Did you get the 16foot or the 18 foot Shadowcast?


----------



## crw91383 (Nov 21, 2008)

16 so it would fit in my garage!


----------



## Demeter (Apr 13, 2006)

crw91383 said:


> 16 so it would fit in my garage!


I have the shadowcast 16 for the same reason. Its a great skiff. The main downside is that it can be a wet ride in choppy conditions. I am thinking about upgrading to the shadowcast 18 or SUV.


----------



## Coconut Groves (Nov 2, 2011)

kmurf91 said:


> So instead of finding a project bay boat I was thinking about going to a skiff of some sort since I have been doing a lot more fly chunkin lately I have a nucanoe frontier 12 right now and it's great but need to be able to cover more range . Looking for something reasonable-lower priced w capabilities to be poled reasonably well w our conditions here.
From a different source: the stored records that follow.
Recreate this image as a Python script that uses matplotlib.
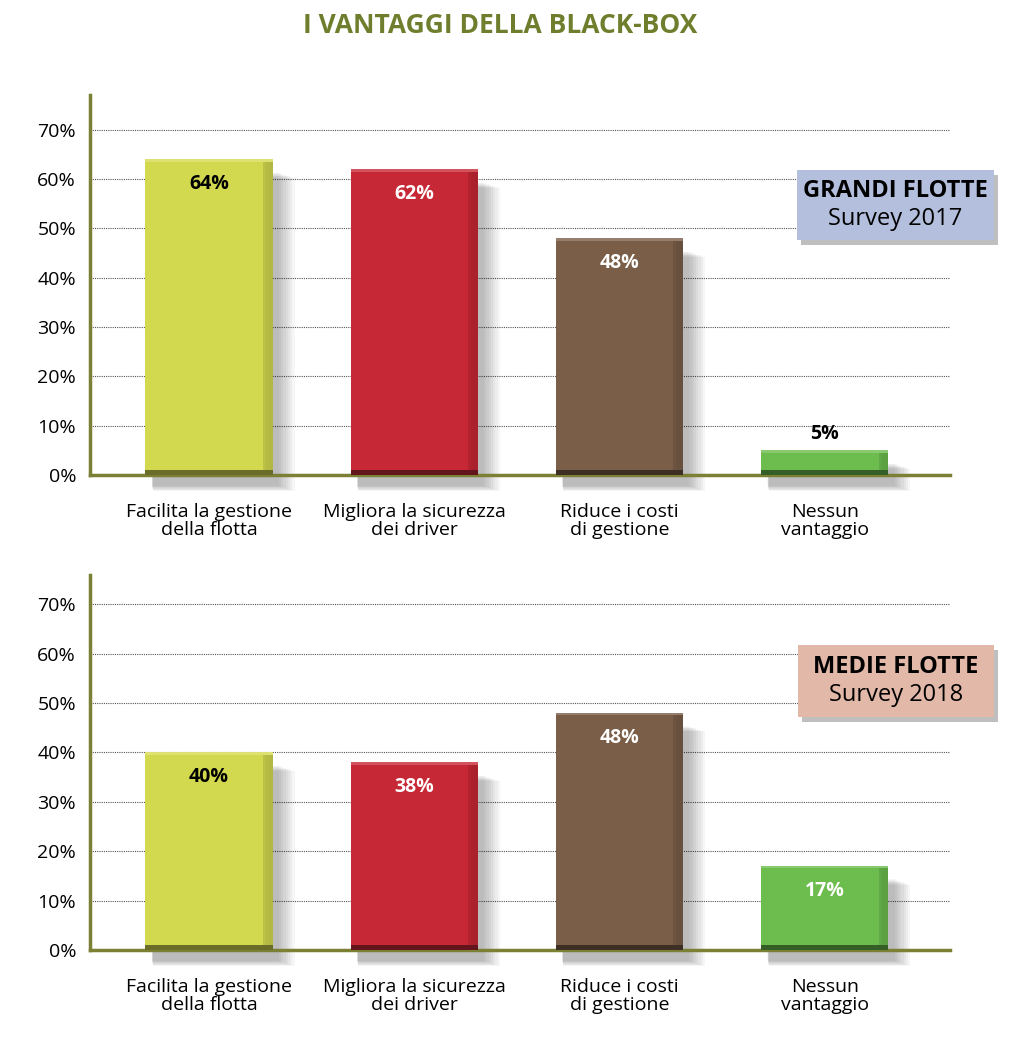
import matplotlib.pyplot as plt
import matplotlib.colors as mcolors
from matplotlib.patches import Rectangle
import numpy as np

# DATI
categorie = ["Facilita la gestione\ndella flotta", "Migliora la sicurezza\ndei driver",
             "Riduce i costi\ndi gestione", "Nessun\nvantaggio"]
valori_2017 = [64, 62, 48, 5]
valori_2018 = [40, 38, 48, 17]
colori = ["#D3D94F", "#C72835", "#7A5E48", "#6CBD4E"]
colori_testo = ["black", "white", "white", "white"]
tick_y = [0, 10, 20, 30, 40, 50, 60, 70]

plt.rcParams['font.family'] = ['Open Sans', 'DejaVu Sans']
verde_oliva = "#7B8035"

fig = plt.figure(figsize=(10.24, 10.56), dpi=100)
fig.text(0.488, 0.976, "I VANTAGGI DELLA BLACK-BOX", ha="center", va="center",
         fontsize=19, fontweight="bold", color="#6E7E2D")


def scurisci(c, f):
    r, g, b = mcolors.to_rgb(c)
    return (r * f, g * f, b * f)


def schiarisci(c, f):
    r, g, b = mcolors.to_rgb(c)
    return (r + (1 - r) * f, g + (1 - g) * f, b + (1 - b) * f)


def disegna(ax, valori, ytop):
    x = np.arange(len(valori))
    w = 0.62
    ax.set_xlim(-0.58, 3.61)
    ax.set_ylim(0, ytop)
    for t in tick_y[1:]:
        ax.axhline(t, color="#555555", linestyle=(0, (1, 1)), linewidth=0.8, zorder=0)

    # ombra sfumata
    for k in range(8):
        ax.bar(x + 0.03 + 0.006 * k, np.array(valori) - 0.5, width=w + 0.01 * k,
               bottom=-2.2 - 0.15 * k, color="black", alpha=0.035, zorder=1,
               clip_on=False, linewidth=0)

    ax.bar(x, valori, width=w, color=colori, zorder=3, linewidth=0)
    # effetto rilievo
    for i, v in enumerate(valori):
        c = colori[i]
        for k in range(4):
            ax.bar(x[i] + w * 0.5 - 0.012 * (k + 1) / 2, v, width=0.012 * (k + 1),
                   color=scurisci(c, 0.92 - 0.03 * k), alpha=0.6, zorder=4, linewidth=0)
        ax.bar(x[i], min(1.0, v * 0.25), width=w, color=scurisci(c, 0.5), zorder=4, linewidth=0)
        ax.bar(x[i], min(0.5, v * 0.1), bottom=v - min(0.5, v * 0.1), width=w,
               color=schiarisci(c, 0.2), zorder=4, linewidth=0)
        if v >= 10:
            ax.text(x[i], v - 5.0, f"{v}%", ha="center", va="center", fontsize=14,
                    fontweight="bold", color=colori_testo[i], zorder=5)
        else:
            ax.text(x[i], v + 3.3, f"{v}%", ha="center", va="center", fontsize=14,
                    fontweight="bold", color="black", zorder=5)

    for s in ["top", "right"]:
        ax.spines[s].set_visible(False)
    ax.spines["left"].set_color(verde_oliva)
    ax.spines["bottom"].set_color(verde_oliva)
    ax.spines["left"].set_linewidth(2.5)
    ax.spines["bottom"].set_linewidth(2.5)
    ax.spines["bottom"].set_zorder(2)
    ax.set_yticks(tick_y)
    ax.set_yticklabels([f"{t}%" for t in tick_y], fontsize=14)
    ax.tick_params(axis="y", length=0, pad=10)
    ax.set_xticks(x)
    ax.set_xticklabels(categorie, fontsize=14, linespacing=1.0)
    ax.tick_params(axis="x", length=0, pad=20)


def riquadro(x0, y0, w, h, colore, titolo, sotto):
    fig.patches.append(Rectangle((x0 + 0.004, y0 - 0.005), w, h, transform=fig.transFigure,
                                 fc="black", alpha=0.25, ec="none", zorder=5))
    fig.patches.append(Rectangle((x0, y0), w, h, transform=fig.transFigure,
                                 fc=colore, ec="none", zorder=6))
    fig.text(x0 + w / 2, y0 + h * 0.7, titolo, ha="center", va="center", fontsize=17,
             fontweight="bold", color="black", zorder=7)
    fig.text(x0 + w / 2, y0 + h * 0.3, sotto, ha="center", va="center", fontsize=17,
             color="black", zorder=7)


ax1 = fig.add_axes([0.0879, 0.5502, 0.8398, 0.360])
disegna(ax1, valori_2017, 77.1)

ax2 = fig.add_axes([0.0879, 0.1004, 0.8398, 0.355])
disegna(ax2, valori_2018, 75.9)

riquadro(0.778, 0.7727, 0.193, 0.0663, "#B3BFDD", "GRANDI FLOTTE", "Survey 2017")
riquadro(0.779, 0.321, 0.192, 0.068, "#E2B8A8", "MEDIE FLOTTE", "Survey 2018")

plt.savefig("out.png", dpi=100)
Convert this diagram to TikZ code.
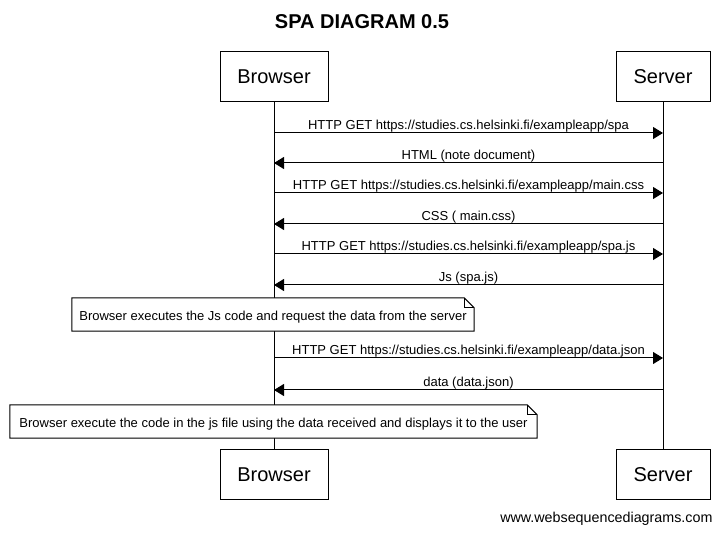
\documentclass[tikz,border=0pt]{standalone}
\usepackage{fontspec}
\setmainfont{Liberation Sans}
\usetikzlibrary{arrows.meta,calc}
\begin{document}
\begin{tikzpicture}[x=1pt,y=-1pt,
  actor/.style={draw,line width=1pt,minimum height=50pt,inner sep=0pt,font=\fontsize{20}{22}\selectfont},
  msg/.style={line width=1pt,-{Triangle[length=10pt,width=12pt]}},
  lbl/.style={font=\fontsize{13}{15}\selectfont,inner sep=1pt,anchor=south},
  notetext/.style={font=\fontsize{13}{15}\selectfont,inner sep=0pt},
  notearea/.style={inner sep=0pt,minimum height=33pt},
  notebox/.style={draw,line width=1pt,fill=white}
]
\useasboundingbox (0,0) rectangle (724,534);
\node[font=\bfseries\fontsize{20}{24}\selectfont] (title) at (362,22) {SPA DIAGRAM 0.5};
\node[actor,minimum width=108pt] (b1) at (274,77) {Browser};
\node[actor,minimum width=94pt] (s1) at (663,77) {Server};
\node[actor,minimum width=108pt] (b2) at (274,475) {Browser};
\node[actor,minimum width=94pt] (s2) at (663,475) {Server};
\draw[line width=1pt] (b1.south) -- (b2.north);
\draw[line width=1pt] (s1.south) -- (s2.north);
% messages
\foreach \y/\d/\t in {
  133/r/{HTTP GET https://studies.cs.helsinki.fi/exampleapp/spa},
  163/l/{HTML (note document)},
  193/r/{HTTP GET https://studies.cs.helsinki.fi/exampleapp/main.css},
  224/l/{CSS ( main.css)},
  254/r/{HTTP GET https://studies.cs.helsinki.fi/exampleapp/spa.js},
  285/l/{Js (spa.js)},
  358/r/{HTTP GET https://studies.cs.helsinki.fi/exampleapp/data.json},
  390/l/{data (data.json)}}{
  \coordinate (bp\y) at (b1.south |- 0,\y);
  \coordinate (sp\y) at (s1.south |- 0,\y);
  \if r\d
    \draw[msg] (bp\y) -- (sp\y);
  \else
    \draw[msg] (sp\y) -- (bp\y);
  \fi
  \node[lbl] (l\y) at ($(bp\y)!0.5!(sp\y)$) {\t};
}
% notes
\node[notearea,minimum width=402pt] (n1) at (273,314.5) {};
\node[notearea,minimum width=527pt] (n2) at (273.5,421.5) {};
\foreach \n in {n1,n2}{
  \draw[notebox] (\n.north west) -- ([xshift=-10pt]\n.north east) -- ([yshift=-10pt]\n.north east) -- (\n.south east) -- (\n.south west) -- cycle;
  \draw[line width=1pt] ([xshift=-10pt]\n.north east) -- ([xshift=-10pt,yshift=-10pt]\n.north east) -- ([yshift=-10pt]\n.north east);
}
\node[notetext] (t1) at ([yshift=-2.5pt]n1.center) {Browser executes the Js code and request the data from the server};
\node[notetext] (t2) at ([yshift=-2.5pt]n2.center) {Browser execute the code in the js file using the data received and displays it to the user};
\node[font=\fontsize{14.3}{16}\selectfont,anchor=east] (foot) at (716,519) {www.websequencediagrams.com};
\end{tikzpicture}
\end{document}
Have thought about a cheaper fiberglass or even an aluminum w a platform put on it. Any advice or recommendations would be awesome. Tight lines everyone


You are on the wrong board - head over to microskiff.com - I apologize that you are about to lose the next month of your life researching skiffs. 

Microskiff's community are all guys who run poling skiffs - there is tons of great info there. You can search all day long - I recommend searching on a few boat styles you like and read the posts that are there instead of starting a new one first. Nearly every boat has been covered at least several times.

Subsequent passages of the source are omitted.